Zermatt & Crans-Montana

Saturday morning looked more promising than Friday for our visit to Zermatt. We had sunshine in the valley and the patches of cloud on the mountain tops looked as though they might clear through the day. We decided that it was worth a try and off we went, driving east along the Rhone valley to Visp, which lies at the entrance to the Zermatt valley in the German speaking end of Valais (Walliser).

The entrance from Visp into the valley of Zermatt is through a long tunnel (over 3 k). After that the road twists and turns up the mountains but is wider than such roads often are, probably because of the huge volume of tourist traffic attracted to see the Matterhorn and experience the village of Zermatt and its ski slopes. We stopped once on the side of the road not too far from the entrance to the valley to catch some photographs of the valley and a village on the far hillside.

At the village of St Nicolas we were held up in a small traffic jam. When we noticed the emergency vehicles and the police routing traffic via the old village rather then the newer bypass road we assumed that there must have been an accident. It was a little further up the road that we realised the traffic was being diverted for runners who we later discovered were in the Zermatt marathon and, based on the highest competitor number we saw, may have been as many as 2000. We drove as far as Täsch which is as far as vehicles are allowed to go without special police permission. Judging from the crowds we saw, in the absence of such a limitation Zermatt would be a giant parking lot. The shuttle train from Täsch to Zermatt runs each way at 20 minute intervals so we did not have long to wait. As we waited we could see clouds clearing from the mountain tops above that part of the valley and took it as a good sign for what we would find in Zermatt.

When we reached Zermatt there were already runners loping up the main street toward the top end of the town. We followed along in the same direction since that was where the Matterhorn was to be found. We stopped at a small park just beyond the top end of Zermatt and looked hopefully in the direction of the Matterhorn. At that stage there were just clouds where there should be a mountain. We sat to wait for it to appear. The runners continued up the trail for a while before turning beyond where we could see and running back down the valley. When we walked up later we found the 22 km mark just beyond where we were sitting. Some of the runners were not young but were evidently very tough in body and mind to make it up the hill let alone turn and run back down. We waited for the mountain until Emily’s patience ran out and then walked back into Zermatt to find some lunch. When we headed back there was some mountain poking out from among the clouds. It continued playing cat and mouse for the remainder of our time in Zermatt. We probably saw all or most of it at various times but never all at once.

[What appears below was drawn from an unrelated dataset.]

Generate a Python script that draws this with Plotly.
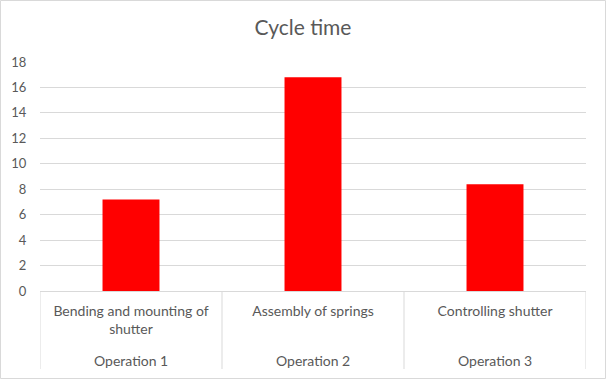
import plotly.graph_objects as go

operations = ["Operation 1", "Operation 2", "Operation 3"]
tasks = ["Bending and mounting of<br>shutter", "Assembly of springs", "Controlling shutter"]
cycle_time = [7.2, 16.8, 8.4]
y_ticks = [0, 2, 4, 6, 8, 10, 12, 14, 16, 18]

W, H = 606, 379
ml, mr, mt, mb = 40, 20, 62, 88
pw, ph = W - ml - mr, H - mt - mb

fig = go.Figure(go.Bar(
    x=list(range(len(tasks))),
    y=cycle_time,
    marker=dict(color="#FF0000", line=dict(width=0)),
    width=0.313,
))

font = "Lato, 'Open Sans', sans-serif"
grey = "#595959"
line_grey = "#d9d9d9"

shapes = [dict(type="rect", xref="paper", yref="paper",
               x0=-ml / pw + 0.5 / pw, x1=1 + (mr - 0.5) / pw,
               y0=-mb / ph + 0.5 / ph, y1=1 + (mt - 0.5) / ph,
               line=dict(color=line_grey, width=1))]
for i in range(len(tasks) + 1):
    shapes.append(dict(type="line", xref="x", yref="paper",
                       x0=i - 0.5, x1=i - 0.5, y0=0, y1=-(369 - 291) / ph,
                       line=dict(color=line_grey, width=1)))

annotations = [dict(text=op, x=i, xref="x", yref="paper", y=-(360 - 291) / ph,
                    yanchor="middle", showarrow=False,
                    font=dict(size=14, color=grey, family=font))
               for i, op in enumerate(operations)]

fig.update_layout(
    width=W, height=H,
    margin=dict(l=ml, r=mr, t=mt, b=mb),
    paper_bgcolor="white", plot_bgcolor="white",
    font=dict(family=font, color=grey, size=13),
    title=dict(text="Cycle time", x=0.5 * (ml + pw + mr) / W, xanchor="center",
               y=1 - 28 / H, yanchor="middle",
               font=dict(size=21, color=grey, family=font)),
    showlegend=False,
    xaxis=dict(
        range=[-0.5, len(tasks) - 0.5],
        tickvals=list(range(len(tasks))), ticktext=tasks,
        showline=True, linecolor=line_grey, linewidth=1,
        showgrid=False, zeroline=False,
        ticks="outside", ticklen=7, tickcolor="rgba(0,0,0,0)",
        tickfont=dict(size=14, color=grey, family=font),
    ),
    yaxis=dict(
        range=[0, 18], tickvals=y_ticks,
        showgrid=True, gridcolor=line_grey, gridwidth=1,
        zeroline=False, showline=False,
        ticks="outside", ticklen=10, tickcolor="rgba(0,0,0,0)",
        tickfont=dict(size=13, color=grey, family=font),
    ),
    shapes=shapes,
    annotations=annotations,
)

fig.write_html("out.html", config={"displayModeBar": False},
               post_script="document.body.style.margin='0';")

Once we tired of waiting for the mountain, we walked a little way up the trail in that direction and then went back down into the town. Majella and Emily explored some shops. The whole crowd in the church square enjoyed the arrival of a bride in a horse drawn carriage. By 3:00 pm we were convinced that the mountain was unlikely to appear in full that day so we took the shuttle back down to Täsch and drove back toward Sierre. On the way we visited the village of Raron where there is a church carved out of the rock under a mountain. Majella and I had seen it previously and Majella wanted Emily to see it.

As we approached Sierre, Majella decided that we should take Emily up the mountain above Sierre to Crans-Montana. Once there we went for walk in the forest at Montana where Majella hoped to show Emily some squirrels. We were lucky to find a woman from Lausanne who was there with two small children feeding hazel nuts to the squirrels. She kindly shared some nuts with Emily who, with a little practice, developed the technique for hand feeding nuts to the squirrels. Once Emily had fed enough squirrels we drove to the ornamental lake at Crans where we walked for a while before driving back to Sierre.

Saturday night in Sierre was quiet. There were apparently no stores open and very few places for simple food. We settled for pizza which we took back to Serafino. Once we had eaten we walked along the hillside to Chateau Mercier where Emily wanted to revisit the tower. She also found a few other points of interest such as the peacock and rabbits, and a couple of fountains she had missed in the first visit on Sunday.